Padahal berdasarkan hasil Pemeriksaan Dengan Tujuan Tertentu (PDTT) pada Kemendes PDTT ada temuan mengenai pertanggungjawaban Pembayaran Honororium dan Bantuan Biaya Operasional kepada Tenaga Pendamping Profesional (TPP) tahun 2016 sebesar Rp550,467 miliar, di mana Kemendes PDTT belum seluruhnya melaksanakan rekomendasi sampai pemeriksaan Laporan Keuangan Kemendes PDTT 2016.

Pada 26 Mei 2017 Jarot mengantarkan sisa uang Rp40 juta ke kantor BPK RI menggunakan ojek. Dia langsung masuk ke ruang kerja Ali Sadli di lantai 4 dan sebelum pulang memberikan tas kertas coklat bertuliskan "Pandanaran" berisi uang Rp40 juta kepada Ali Sadli, yang kemudian menyimpannya di laci meja kerja.

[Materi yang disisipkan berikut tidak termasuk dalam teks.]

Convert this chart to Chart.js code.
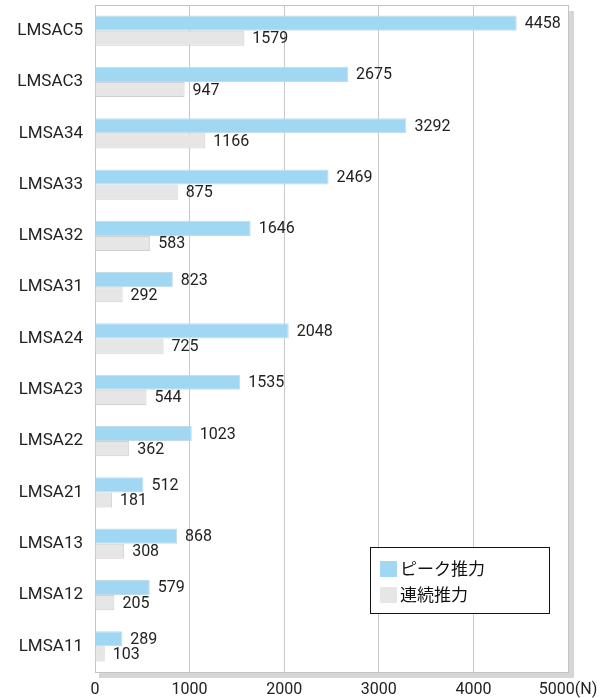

Beberapa saat setelah Jarot keluar dari ruangan Ali Sadli, petugas KPK mengamankan Jarot dan Ali serta mengamankan tas kertas berisi uang Rp40 juta.

Petugas KPK juga menemukan sejumlah uang tunai Rp1,154 miliar dan 3.000 dolar AS di dalam brankas yang berada di ruang kerja Rocmadi.

Selain didakwa menerima suap, Rochmadi juga didakwa menerima gratifikasi sebesar Rp3,5 miliar dan melakukan tindak pidana pencucian uang aktif melalui pembelian tanah tanah kavling seluas 329 meter persegi di Bintaro dan pencucian uang pasif berupa penerimaan satu mobil Honda Odyssey dari Ali Sadli.

Atas dakwaan itu, Rochmadi mengajukan eksepsi (nota keberatan).

"Saya cukup mengerti isi dakwaan. Kami sepakat akan mengajukan eksepsi atas dakwaan yang diajukan JPU," kata Rochmadi.